Tocca ora alla magistratura dipanare il filo tortuoso di queste relazioni, stabilendo fin dove arrivava il lecito e dove eventualmente cominciava l’illecito; ma certo non è rassicurante un sistema in cui la politica si lega strettamente a cospicui finanziamenti privati. Quando l’agire politico viene dettato da lobbisti e portatori d’interesse, lo sviluppo di una città e di una regione rischia di diventare ostaggio di società per azioni e comitati di affari, mentre divengono sempre più opachi i fondi ricevuti dai partiti, con le immaginabili conseguenze.
Il “sistema Toti”, nei suoi aspetti legali come in quelli censurabili, è comunque un metodo inquietante di fare politica, autoreferenziale e post-ideologico, votato unicamente alla propria sussistenza e alla propria riproduzione come automedonte politico. Un circolo vizioso che avvelena la democrazia, allontanando i cittadini dal voto e lasciando che le decisioni siano nelle mani di sempre meno persone. In questo senso, come scrivemmo per tempo su queste pagine (vedi qui), hanno lavorato le continue campagne politico-pubblicitarie, che tendevano sostanzialmente a identificare i destini della Liguria con quelli del politico di riferimento. In fondo, un progetto di de-politicizzazione e riduzione della sfera pubblica a mero mercato, con buona pace della partecipazione e dell’elaborazione di un progetto condiviso di sviluppo regionale. Il “sistema Toti” certo non è unicamente ligure, ha conosciuto una serie di riproduzioni e di varianti nel Paese: perciò, se si scoperchia il pentolone Liguria, è evidente che l’eco del botto si sentirà anche altrove.
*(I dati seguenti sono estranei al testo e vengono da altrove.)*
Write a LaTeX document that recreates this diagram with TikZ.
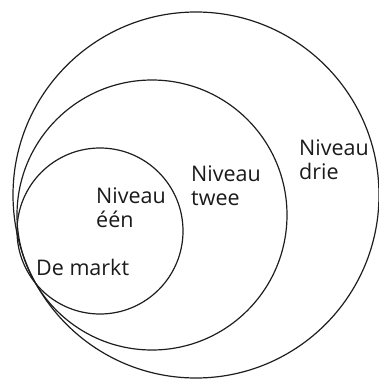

Ora, nel clamore dell’evento, a Genova c’è già chi prende le distanze: “(…) in fondo è sempre stato un bauscia, un milanese arrogante, un foresto”. Rimane da capire che ne sarà del “gemello diverso”, il sindaco Marco Bucci, che di molti degli indagati è stato compagno di strada e sodale, e che spesso ha trovato una sponda nel presidente della Regione. Come dicevano i latini, l’impressione è che i due personaggi, Toti e Bucci, simul stabunt, simul cadent, o detto altrimenti: finché saranno insieme staranno in piedi, se divisi insieme cadranno.